**Given material**
====================

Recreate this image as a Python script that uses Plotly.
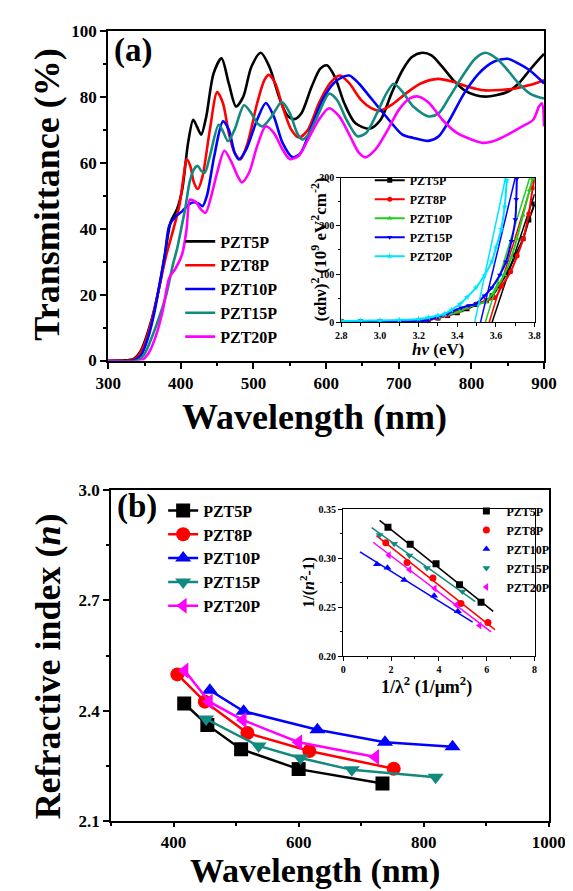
import plotly.graph_objects as go

# ---------------- Panel (a): transmittance ----------------
wl_5 = [300, 320, 335, 345, 358, 370, 378, 386, 395, 402, 410, 417, 422, 428, 435, 445, 456, 466, 476, 486, 497, 510, 522, 535, 546, 556, 566, 580, 592, 601, 612, 625, 640, 660, 675, 690, 705, 718, 732, 745, 760, 775, 790, 805, 819, 835, 850, 865, 880, 895, 900]
T_5 = [0, 0, 0.5, 3, 11, 22, 32, 42, 46, 52, 66, 73, 71, 68.5, 74, 87, 91.6, 84, 77, 80, 89, 93.3, 89, 80, 74.5, 73.2, 75, 83, 88.5, 89.5, 86, 78, 72, 70.3, 73, 81, 88, 92, 93.3, 92.5, 89, 85, 82, 80.5, 80, 80.5, 81.5, 84, 88, 91.8, 93]

wl_8 = [300, 330, 340, 350, 362, 372, 380, 390, 398, 404, 408, 413, 418, 423.5, 430, 440, 450, 458, 466, 474, 482, 492, 505, 515, 521, 530, 540, 552, 562.5, 575, 590, 605, 619, 632, 648, 662, 673.5, 690, 710, 730, 754, 775, 795, 819, 840, 860, 880, 900]
T_8 = [0, 0, 1, 5, 14, 24, 32, 40, 47, 56, 61, 59, 54, 52, 56, 70, 81.4, 78, 69, 63, 61, 66, 78, 85, 86.6, 84, 77, 70, 67.6, 70, 78, 84, 86.4, 84, 79, 76.5, 75.7, 77.5, 81, 84, 85.4, 84.5, 83, 81.9, 82, 82.5, 83.5, 85]

wl_10 = [300, 335, 345, 355, 363, 371, 378, 384, 392, 402, 412, 419, 425, 430, 436, 446, 458, 466, 474, 480, 490, 505, 517, 528, 540, 554, 565, 580, 595, 610, 623, 632, 645, 660, 675, 690, 705, 720, 741, 755, 770, 790, 810, 830, 850, 865, 880, 900]
T_10 = [0, 0, 1.5, 7, 14, 23.5, 32, 40.9, 43.5, 45.3, 47.5, 48, 47.5, 46.8, 50, 62, 72.5, 70, 63, 61, 64, 73, 78.1, 74, 66, 61.6, 63, 71, 79, 84, 86, 86.4, 84, 80, 76, 72, 68.5, 67.5, 66.6, 68, 73, 81, 87, 90.5, 91.5, 90, 88, 84]

wl_15 = [300, 340, 350, 360, 370, 380, 389, 395, 400, 406, 412, 418, 423.5, 428, 433, 440, 452, 458, 465, 474, 487, 497, 505, 512.6, 525, 539, 550, 560, 567, 577, 590, 604, 615, 628, 643, 655, 670, 683, 693, 705, 720, 741, 755, 770, 790, 805, 819, 835, 850, 865, 880, 897, 900]
T_15 = [0, 0, 2, 7, 13, 20, 29, 34, 39.4, 46, 54, 58, 59, 57.5, 57, 62, 71.5, 69.5, 66.5, 70, 77.4, 75, 72, 71, 74, 78.4, 75, 69, 67, 69, 75, 80.9, 79, 73, 68, 69, 75, 81, 83.9, 81.5, 77, 74, 75, 80, 87, 91.5, 93.3, 91.5, 88, 84, 81, 79.6, 79.5]

wl_20 = [300, 345, 355, 365, 375, 384, 393, 402, 408, 412.5, 417, 421, 427, 434, 442, 450, 460, 470, 478, 484, 494, 505, 517, 528, 540, 550, 562, 575, 590, 604, 618, 633, 645, 654, 668, 685, 700, 715, 728, 742, 760, 780, 800, 815, 830, 850, 870, 885, 893, 897, 900]
T_20 = [0, 0, 2, 7, 15, 25, 28, 32.4, 40, 48.8, 48.5, 48, 46, 44.8, 50, 57, 63.6, 60, 56, 54, 57, 65, 71, 69, 64, 61.1, 62, 67, 73, 76.5, 74, 68, 63, 61.6, 64, 70, 76, 79.5, 80, 78, 73, 69, 67, 66, 66.5, 68.5, 71, 73, 77, 78, 71]

# ---------------- Inset (a): Tauc plot ----------------
E_5 = [2.80, 2.90, 3.00, 3.10, 3.20, 3.25, 3.30, 3.35, 3.40, 3.45, 3.50, 3.55, 3.58, 3.62, 3.66, 3.70, 3.74, 3.77, 3.80]
A_5 = [1, 1, 1.5, 2, 3, 5, 9, 14, 20, 28, 37, 44.6, 55, 78, 105, 138, 173, 212, 245]
E_8 = [2.80, 2.90, 3.00, 3.10, 3.20, 3.25, 3.30, 3.35, 3.40, 3.45, 3.50, 3.55, 3.594, 3.63, 3.676, 3.71, 3.741, 3.77, 3.79, 3.80]
A_8 = [1, 1, 1.5, 2, 3, 5, 9, 15, 22, 30, 38, 45, 51, 75, 105, 138, 173, 225, 278, 295]
E_10 = [2.80, 2.90, 3.00, 3.10, 3.20, 3.25, 3.30, 3.35, 3.414, 3.45, 3.50, 3.545, 3.60, 3.643, 3.68, 3.708, 3.74, 3.774, 3.79]
A_10 = [1, 1, 1.5, 2, 3, 6, 10, 16, 23, 30, 37, 42.6, 70, 98.7, 135, 173, 222, 274, 298]
E_15 = [2.80, 2.90, 3.00, 3.10, 3.20, 3.25, 3.30, 3.35, 3.38, 3.42, 3.46, 3.496, 3.54, 3.578, 3.62, 3.652, 3.68, 3.70, 3.705, 3.708]
A_15 = [1, 1, 1.5, 2, 2, 5, 11, 18, 24, 30, 35, 38, 55, 71.6, 98, 125.7, 168, 213, 255, 298]
E_20 = [2.80, 2.90, 3.00, 3.10, 3.20, 3.25, 3.30, 3.333, 3.37, 3.414, 3.45, 3.496, 3.54, 3.578, 3.60, 3.627, 3.645, 3.656]
A_20 = [3, 3.5, 4, 5, 7, 10, 14, 17.6, 26, 37.8, 52, 71.6, 97, 125.7, 155, 193, 240, 294]

# extrapolated linear fits (start at band-gap intercept)
fitE_5, fitA_5 = [3.58, 3.80], [0, 266]
fitE_8, fitA_8 = [3.565, 3.795], [0, 300]
fitE_10, fitA_10 = [3.545, 3.775], [0, 300]
fitE_15, fitA_15 = [3.52, 3.70], [0, 300]
fitE_20, fitA_20 = [3.49, 3.65], [0, 300]

# ---------------- Panel (b): refractive index ----------------
lam_5, n_5 = [417, 454, 508, 600, 734], [2.42, 2.362, 2.296, 2.242, 2.203]
lam_8, n_8 = [406, 450, 518, 617, 752], [2.499, 2.425, 2.34, 2.291, 2.243]
lam_10, n_10 = [458, 512, 630, 738, 846], [2.456, 2.399, 2.349, 2.315, 2.303]
lam_15, n_15 = [452, 536, 603, 685, 819], [2.378, 2.305, 2.272, 2.24, 2.22]
lam_20, n_20 = [418, 457, 511, 600, 723], [2.509, 2.425, 2.375, 2.315, 2.275]

# ---------------- Inset (b): 1/(n^2-1) vs 1/lambda^2 ----------------
il_5, iy_5 = [1.87, 2.80, 3.88, 4.86, 5.76], [0.3317, 0.3143, 0.2943, 0.273, 0.255]
il_8, iy_8 = [1.78, 2.67, 3.75, 4.92, 6.05], [0.3157, 0.2957, 0.2797, 0.2537, 0.2343]
il_10, iy_10 = [1.41, 1.85, 2.55, 3.80, 4.79], [0.2937, 0.2903, 0.2777, 0.2617, 0.2457]
il_15, iy_15 = [1.52, 2.13, 2.77, 3.50, 4.98], [0.3237, 0.3147, 0.3027, 0.29, 0.266]
il_20, iy_20 = [1.91, 2.77, 3.83, 4.73, 5.70], [0.303, 0.2883, 0.269, 0.2523, 0.2313]
ifx_5, ify_5 = [1.52, 6.27], [0.3387, 0.2457]
ifx_8, ify_8 = [1.39, 6.34], [0.323, 0.227]
ifx_10, ify_10 = [0.70, 5.41], [0.3065, 0.2347]
ifx_15, ify_15 = [1.19, 5.52], [0.3313, 0.2557]
ifx_20, ify_20 = [1.25, 6.18], [0.3163, 0.2247]

names = ["PZT5P", "PZT8P", "PZT10P", "PZT15P", "PZT20P"]
col_main = ["#000000", "#ff0000", "#0000ff", "#138a80", "#ff00ff"]
col_tauc = ["#000000", "#ff0000", "#22cc22", "#0000ff", "#00e5ff"]
sym_tauc = ["square", "circle", "triangle-up", "triangle-down", "star"]
sym_b = ["square", "circle", "triangle-up", "triangle-down", "triangle-left"]

FONT = "Liberation Serif, Times New Roman, serif"
W, H = 573, 891


def px(x):
    return x / W


def py(y):
    return 1 - y / H


fig = go.Figure()

# panel (a)
for nm, c, xs, ys in zip(names, col_main, [wl_5, wl_8, wl_10, wl_15, wl_20], [T_5, T_8, T_10, T_15, T_20]):
    fig.add_trace(go.Scatter(x=xs, y=ys, mode="lines", name=nm, line=dict(color=c, width=2.6, shape="spline", smoothing=0.8),
                             xaxis="x", yaxis="y", legend="legend"))

# inset (a)
for nm, c, s, xs, ys, fx, fy in zip(names, col_tauc, sym_tauc,
                                    [E_5, E_8, E_10, E_15, E_20], [A_5, A_8, A_10, A_15, A_20],
                                    [fitE_5, fitE_8, fitE_10, fitE_15, fitE_20], [fitA_5, fitA_8, fitA_10, fitA_15, fitA_20]):
    fig.add_trace(go.Scatter(x=fx, y=fy, mode="lines", showlegend=False, line=dict(color=c, width=1.5),
                             xaxis="x2", yaxis="y2", cliponaxis=True))
    fig.add_trace(go.Scatter(x=xs, y=ys, mode="lines+markers", name=nm, line=dict(color=c, width=2, shape="spline"),
                             marker=dict(symbol=s, size=5, color=c), xaxis="x2", yaxis="y2", legend="legend2"))

# panel (b)
for nm, c, s, xs, ys in zip(names, col_main, sym_b, [lam_5, lam_8, lam_10, lam_15, lam_20], [n_5, n_8, n_10, n_15, n_20]):
    fig.add_trace(go.Scatter(x=xs, y=ys, mode="lines+markers", name=nm, line=dict(color=c, width=2.5),
                             marker=dict(symbol=s, size=14, color=c), xaxis="x3", yaxis="y3", legend="legend3"))

# inset (b)
for nm, c, s, xs, ys, fx, fy in zip(names, col_main, sym_b,
                                    [il_5, il_8, il_10, il_15, il_20], [iy_5, iy_8, iy_10, iy_15, iy_20],
                                    [ifx_5, ifx_8, ifx_10, ifx_15, ifx_20], [ify_5, ify_8, ify_10, ify_15, ify_20]):
    fig.add_trace(go.Scatter(x=fx, y=fy, mode="lines", showlegend=False, line=dict(color=c, width=1.5),
                             xaxis="x4", yaxis="y4"))
    fig.add_trace(go.Scatter(x=xs, y=ys, mode="markers", name=nm, marker=dict(symbol=s, size=7, color=c),
                             xaxis="x4", yaxis="y4", legend="legend4"))


def ax(dom, rng, dtick, minor, size, lw=2, tick0=None, fmt=None, anchor=None, tl=6):
    d = dict(domain=dom, range=rng, dtick=dtick, showline=True, linewidth=lw, linecolor="black", mirror=True,
             ticks="outside", ticklen=tl, tickwidth=lw, tickcolor="black", showgrid=False, zeroline=False,
             tickfont=dict(family=FONT, size=size, color="black", weight="bold"),
             minor=dict(ticks="outside", dtick=minor, ticklen=tl * 0.55, tickwidth=lw * 0.75, tickcolor="black"),
             anchor=anchor)
    if tick0 is not None:
        d["tick0"] = tick0
    if fmt:
        d["tickformat"] = fmt
    return d


fig.update_layout(
    width=W, height=H, margin=dict(l=0, r=0, t=0, b=0), paper_bgcolor="white", plot_bgcolor="rgba(0,0,0,0)",
    font=dict(family=FONT, color="black"),
    xaxis=ax([px(92), px(552)], [300, 900], 100, 50, 17, anchor="y"),
    yaxis=ax([py(351), py(14)], [0, 100], 20, 10, 17, anchor="x"),
    xaxis2=ax([px(338), px(542)], [2.8, 3.8], 0.2, 0.1, 10, lw=1.3, fmt=".1f", anchor="y2", tl=4),
    yaxis2=ax([py(312), py(164)], [0, 300], 100, 50, 10, lw=1.3, anchor="x2", tl=4),
    xaxis3=ax([px(95), px(557)], [300, 1000], 200, 100, 17, tick0=0, anchor="y3", tl=4),
    yaxis3=ax([py(822), py(483)], [2.1, 3.0], 0.3, 0.15, 17, tick0=2.1, fmt=".1f", anchor="x3"),
    xaxis4=ax([px(340), px(542)], [0, 8], 2, 1, 10, lw=1.3, anchor="y4", tl=4),
    yaxis4=ax([py(653), py(503)], [0.20, 0.35], 0.05, 0.025, 10, lw=1.3, tick0=0.2, fmt=".2f", anchor="x4", tl=4),
    legend=dict(x=px(168), y=py(212), xanchor="left", yanchor="top", bgcolor="rgba(0,0,0,0)",
                font=dict(family=FONT, size=16, color="black", weight="bold")),
    legend2=dict(x=px(368), y=py(152), xanchor="left", yanchor="top", bgcolor="rgba(0,0,0,0)",
                 font=dict(family=FONT, size=12, color="black", weight="bold")),
    legend3=dict(x=px(150), y=py(487), xanchor="left", yanchor="top", bgcolor="rgba(0,0,0,0)",
                 font=dict(family=FONT, size=16, color="black", weight="bold")),
    legend4=dict(x=px(470), y=py(490), xanchor="left", yanchor="top", bgcolor="rgba(0,0,0,0)",
                 font=dict(family=FONT, size=12, color="black", weight="bold")),
)


def ann(text, x, y, size, angle=0):
    fig.add_annotation(text=text, x=px(x), y=py(y), xref="paper", yref="paper", showarrow=False,
                       xanchor="center", yanchor="middle", textangle=angle,
                       font=dict(family=FONT, size=size, color="black", weight="bold"))


ann("(a)", 118, 34, 33)
ann("(b)", 122, 500, 33)
ann("Transmittance (%)", 28, 182, 36, -90)
ann("Wavelength (nm)", 310, 409, 36)
ann("Refractive index (<i>n</i>)", 28, 664, 36, -90)
ann("Wavelength (nm)", 310, 873, 34)
ann("(αhν)<sup>2</sup> (10<sup>9</sup> eV<sup>2</sup>cm<sup>-2</sup>)", 314, 238, 17, -90)
ann("<i>hν</i> (eV)", 440, 340, 17)
ann("1/(<i>n</i><sup>2</sup>-1)", 303, 578, 16, -90)
ann("1/λ<sup>2</sup> (1/μm<sup>2</sup>)", 428, 684, 18)

fig.write_html("out.html")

====================

**Written problem**
Reproduce only the lines from the beginning of the data through the line that contains "82.5, 83.5, 85]", both included, and please drop the pictures.

**Answer to this problem**
Recreate this image as a Python script that uses Plotly.
import plotly.graph_objects as go

# ---------------- Panel (a): transmittance ----------------
wl_5 = [300, 320, 335, 345, 358, 370, 378, 386, 395, 402, 410, 417, 422, 428, 435, 445, 456, 466, 476, 486, 497, 510, 522, 535, 546, 556, 566, 580, 592, 601, 612, 625, 640, 660, 675, 690, 705, 718, 732, 745, 760, 775, 790, 805, 819, 835, 850, 865, 880, 895, 900]
T_5 = [0, 0, 0.5, 3, 11, 22, 32, 42, 46, 52, 66, 73, 71, 68.5, 74, 87, 91.6, 84, 77, 80, 89, 93.3, 89, 80, 74.5, 73.2, 75, 83, 88.5, 89.5, 86, 78, 72, 70.3, 73, 81, 88, 92, 93.3, 92.5, 89, 85, 82, 80.5, 80, 80.5, 81.5, 84, 88, 91.8, 93]

wl_8 = [300, 330, 340, 350, 362, 372, 380, 390, 398, 404, 408, 413, 418, 423.5, 430, 440, 450, 458, 466, 474, 482, 492, 505, 515, 521, 530, 540, 552, 562.5, 575, 590, 605, 619, 632, 648, 662, 673.5, 690, 710, 730, 754, 775, 795, 819, 840, 860, 880, 900]
T_8 = [0, 0, 1, 5, 14, 24, 32, 40, 47, 56, 61, 59, 54, 52, 56, 70, 81.4, 78, 69, 63, 61, 66, 78, 85, 86.6, 84, 77, 70, 67.6, 70, 78, 84, 86.4, 84, 79, 76.5, 75.7, 77.5, 81, 84, 85.4, 84.5, 83, 81.9, 82, 82.5, 83.5, 85]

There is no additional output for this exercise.